PROBLEM REQUIREMENTS:
Read through the entries below and return each line with the word "chart".

STORED ROWS:
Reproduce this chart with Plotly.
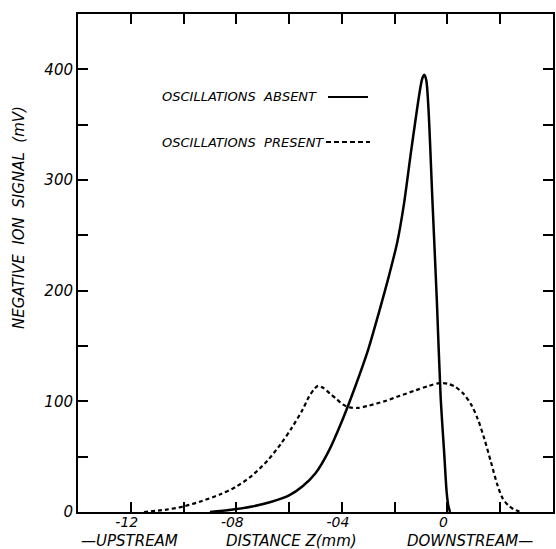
* * *
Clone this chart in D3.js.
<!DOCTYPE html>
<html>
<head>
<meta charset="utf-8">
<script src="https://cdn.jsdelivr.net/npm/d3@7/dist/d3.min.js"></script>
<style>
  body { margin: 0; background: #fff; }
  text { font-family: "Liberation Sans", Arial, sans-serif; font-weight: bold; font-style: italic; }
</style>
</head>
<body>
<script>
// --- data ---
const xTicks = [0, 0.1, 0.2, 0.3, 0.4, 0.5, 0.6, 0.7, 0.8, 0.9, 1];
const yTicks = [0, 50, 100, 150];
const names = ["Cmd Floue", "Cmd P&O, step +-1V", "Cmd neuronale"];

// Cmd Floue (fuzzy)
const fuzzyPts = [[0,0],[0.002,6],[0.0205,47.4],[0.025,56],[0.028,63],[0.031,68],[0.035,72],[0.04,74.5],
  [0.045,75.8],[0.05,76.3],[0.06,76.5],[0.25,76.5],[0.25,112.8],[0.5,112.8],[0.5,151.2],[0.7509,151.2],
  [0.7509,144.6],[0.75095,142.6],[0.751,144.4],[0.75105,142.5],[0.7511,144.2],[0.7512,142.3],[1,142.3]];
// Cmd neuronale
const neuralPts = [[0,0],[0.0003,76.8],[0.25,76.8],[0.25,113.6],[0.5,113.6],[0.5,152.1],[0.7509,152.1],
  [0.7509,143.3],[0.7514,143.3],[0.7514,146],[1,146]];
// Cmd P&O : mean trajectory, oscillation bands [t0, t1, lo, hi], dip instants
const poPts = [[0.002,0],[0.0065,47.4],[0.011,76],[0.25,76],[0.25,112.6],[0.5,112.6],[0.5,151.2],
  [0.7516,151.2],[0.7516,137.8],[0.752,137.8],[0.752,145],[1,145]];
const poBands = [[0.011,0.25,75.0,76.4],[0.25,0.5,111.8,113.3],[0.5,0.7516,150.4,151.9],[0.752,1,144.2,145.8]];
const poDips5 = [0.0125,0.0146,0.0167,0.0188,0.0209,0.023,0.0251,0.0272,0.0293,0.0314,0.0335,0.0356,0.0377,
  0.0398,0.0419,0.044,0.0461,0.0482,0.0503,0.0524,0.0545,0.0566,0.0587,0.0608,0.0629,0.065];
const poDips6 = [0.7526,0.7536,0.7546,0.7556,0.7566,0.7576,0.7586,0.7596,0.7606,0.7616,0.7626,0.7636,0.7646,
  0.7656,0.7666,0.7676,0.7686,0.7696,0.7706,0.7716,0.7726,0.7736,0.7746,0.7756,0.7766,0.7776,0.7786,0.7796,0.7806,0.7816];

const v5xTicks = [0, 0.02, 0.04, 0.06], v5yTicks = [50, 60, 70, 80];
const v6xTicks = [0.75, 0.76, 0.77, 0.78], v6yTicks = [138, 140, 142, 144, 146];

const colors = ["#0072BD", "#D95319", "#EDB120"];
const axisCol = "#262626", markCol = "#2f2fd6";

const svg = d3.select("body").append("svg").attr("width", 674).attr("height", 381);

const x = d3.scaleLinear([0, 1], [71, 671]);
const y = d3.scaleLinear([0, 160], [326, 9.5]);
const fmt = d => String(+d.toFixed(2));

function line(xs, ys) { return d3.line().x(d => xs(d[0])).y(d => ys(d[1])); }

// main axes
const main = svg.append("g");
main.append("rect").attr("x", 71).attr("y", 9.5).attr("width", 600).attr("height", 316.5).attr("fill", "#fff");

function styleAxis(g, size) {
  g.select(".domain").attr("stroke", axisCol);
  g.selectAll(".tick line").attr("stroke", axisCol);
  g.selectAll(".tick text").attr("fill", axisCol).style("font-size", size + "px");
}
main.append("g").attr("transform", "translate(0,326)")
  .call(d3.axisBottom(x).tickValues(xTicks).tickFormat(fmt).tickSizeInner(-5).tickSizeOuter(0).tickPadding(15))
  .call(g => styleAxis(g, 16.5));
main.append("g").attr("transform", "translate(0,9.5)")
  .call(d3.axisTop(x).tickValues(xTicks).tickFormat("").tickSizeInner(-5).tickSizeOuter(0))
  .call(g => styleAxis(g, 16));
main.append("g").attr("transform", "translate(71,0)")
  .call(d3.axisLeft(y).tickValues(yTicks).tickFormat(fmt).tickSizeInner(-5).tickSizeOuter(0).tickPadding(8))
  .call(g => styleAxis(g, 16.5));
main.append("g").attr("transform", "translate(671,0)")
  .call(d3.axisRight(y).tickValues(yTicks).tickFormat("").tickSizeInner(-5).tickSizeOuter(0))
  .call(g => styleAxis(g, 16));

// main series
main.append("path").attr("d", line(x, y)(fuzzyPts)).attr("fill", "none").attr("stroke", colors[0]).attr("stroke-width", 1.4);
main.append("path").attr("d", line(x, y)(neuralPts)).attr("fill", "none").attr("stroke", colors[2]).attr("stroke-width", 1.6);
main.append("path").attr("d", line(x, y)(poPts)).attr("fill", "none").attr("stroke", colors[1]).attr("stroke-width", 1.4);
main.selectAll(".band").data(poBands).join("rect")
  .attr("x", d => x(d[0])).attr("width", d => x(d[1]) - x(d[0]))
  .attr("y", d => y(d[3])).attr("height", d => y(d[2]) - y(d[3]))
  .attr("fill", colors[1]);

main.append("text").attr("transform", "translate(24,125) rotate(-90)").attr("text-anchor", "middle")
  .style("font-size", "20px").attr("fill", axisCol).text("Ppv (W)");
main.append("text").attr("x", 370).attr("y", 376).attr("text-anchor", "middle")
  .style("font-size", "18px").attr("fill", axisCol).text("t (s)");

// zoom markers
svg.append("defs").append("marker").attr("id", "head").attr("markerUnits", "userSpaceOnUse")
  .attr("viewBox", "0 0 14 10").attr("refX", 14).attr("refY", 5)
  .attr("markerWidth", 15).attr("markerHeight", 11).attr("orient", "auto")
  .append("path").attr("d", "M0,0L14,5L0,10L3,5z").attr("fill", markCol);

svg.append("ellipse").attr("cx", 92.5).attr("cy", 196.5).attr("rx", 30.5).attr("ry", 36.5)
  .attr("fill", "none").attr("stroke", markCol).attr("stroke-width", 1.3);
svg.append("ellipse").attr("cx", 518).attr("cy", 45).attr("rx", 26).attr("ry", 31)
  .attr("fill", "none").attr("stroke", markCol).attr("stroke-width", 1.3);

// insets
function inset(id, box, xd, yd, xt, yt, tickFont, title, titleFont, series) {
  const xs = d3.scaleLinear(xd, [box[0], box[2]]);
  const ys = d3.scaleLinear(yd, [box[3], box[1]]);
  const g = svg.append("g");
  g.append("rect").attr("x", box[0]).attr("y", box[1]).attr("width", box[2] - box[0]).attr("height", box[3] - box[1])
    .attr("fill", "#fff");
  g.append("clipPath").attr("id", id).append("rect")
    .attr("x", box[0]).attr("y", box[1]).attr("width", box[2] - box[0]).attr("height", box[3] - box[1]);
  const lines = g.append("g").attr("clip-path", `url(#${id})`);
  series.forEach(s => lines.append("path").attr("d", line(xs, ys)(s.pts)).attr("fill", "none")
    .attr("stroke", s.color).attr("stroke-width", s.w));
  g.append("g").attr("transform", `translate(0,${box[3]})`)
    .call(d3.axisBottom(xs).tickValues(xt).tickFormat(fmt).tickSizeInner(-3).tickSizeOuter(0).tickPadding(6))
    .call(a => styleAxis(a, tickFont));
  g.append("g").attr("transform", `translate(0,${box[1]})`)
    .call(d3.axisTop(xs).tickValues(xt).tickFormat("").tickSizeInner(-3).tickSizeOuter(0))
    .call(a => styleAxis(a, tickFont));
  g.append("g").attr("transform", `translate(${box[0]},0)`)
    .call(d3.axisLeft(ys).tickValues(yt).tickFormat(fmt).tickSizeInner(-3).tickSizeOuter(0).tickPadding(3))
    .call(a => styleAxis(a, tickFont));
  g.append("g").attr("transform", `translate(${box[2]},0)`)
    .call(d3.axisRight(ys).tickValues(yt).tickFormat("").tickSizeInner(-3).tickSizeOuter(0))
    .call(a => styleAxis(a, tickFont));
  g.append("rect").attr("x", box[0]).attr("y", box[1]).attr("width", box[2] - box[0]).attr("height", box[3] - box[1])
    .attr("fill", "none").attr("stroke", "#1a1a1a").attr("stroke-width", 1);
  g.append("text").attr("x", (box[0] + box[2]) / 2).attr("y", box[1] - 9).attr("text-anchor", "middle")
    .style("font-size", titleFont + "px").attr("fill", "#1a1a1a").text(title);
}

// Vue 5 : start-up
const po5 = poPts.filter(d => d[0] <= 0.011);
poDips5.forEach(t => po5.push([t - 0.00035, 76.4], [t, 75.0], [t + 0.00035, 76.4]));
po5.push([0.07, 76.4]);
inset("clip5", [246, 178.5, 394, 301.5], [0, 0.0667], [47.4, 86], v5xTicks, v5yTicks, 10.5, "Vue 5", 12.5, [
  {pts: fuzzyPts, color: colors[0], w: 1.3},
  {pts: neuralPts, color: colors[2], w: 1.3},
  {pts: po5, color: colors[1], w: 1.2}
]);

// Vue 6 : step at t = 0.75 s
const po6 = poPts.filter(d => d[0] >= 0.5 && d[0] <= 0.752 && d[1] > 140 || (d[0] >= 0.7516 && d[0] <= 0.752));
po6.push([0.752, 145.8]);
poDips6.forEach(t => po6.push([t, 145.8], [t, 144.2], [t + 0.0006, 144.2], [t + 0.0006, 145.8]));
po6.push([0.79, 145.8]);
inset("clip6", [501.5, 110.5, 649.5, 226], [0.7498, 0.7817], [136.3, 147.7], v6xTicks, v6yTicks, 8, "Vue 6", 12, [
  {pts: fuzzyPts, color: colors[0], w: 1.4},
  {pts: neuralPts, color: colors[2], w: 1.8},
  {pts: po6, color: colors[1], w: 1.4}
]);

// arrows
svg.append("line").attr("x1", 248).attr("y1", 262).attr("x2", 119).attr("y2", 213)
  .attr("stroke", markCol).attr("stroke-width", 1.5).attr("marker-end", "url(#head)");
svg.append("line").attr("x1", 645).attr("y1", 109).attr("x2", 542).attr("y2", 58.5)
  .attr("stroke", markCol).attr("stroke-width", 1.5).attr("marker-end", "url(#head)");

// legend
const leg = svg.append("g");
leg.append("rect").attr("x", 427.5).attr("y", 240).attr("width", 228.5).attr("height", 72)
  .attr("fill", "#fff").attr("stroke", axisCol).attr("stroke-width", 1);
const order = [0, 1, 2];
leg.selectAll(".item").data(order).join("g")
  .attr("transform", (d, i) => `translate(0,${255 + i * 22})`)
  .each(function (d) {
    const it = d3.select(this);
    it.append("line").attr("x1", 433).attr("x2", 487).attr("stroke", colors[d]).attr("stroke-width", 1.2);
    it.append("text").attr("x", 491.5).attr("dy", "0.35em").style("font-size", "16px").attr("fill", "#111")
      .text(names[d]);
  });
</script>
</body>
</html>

OUTPUT:
Reproduce this chart with Plotly.
Clone this chart in D3.js.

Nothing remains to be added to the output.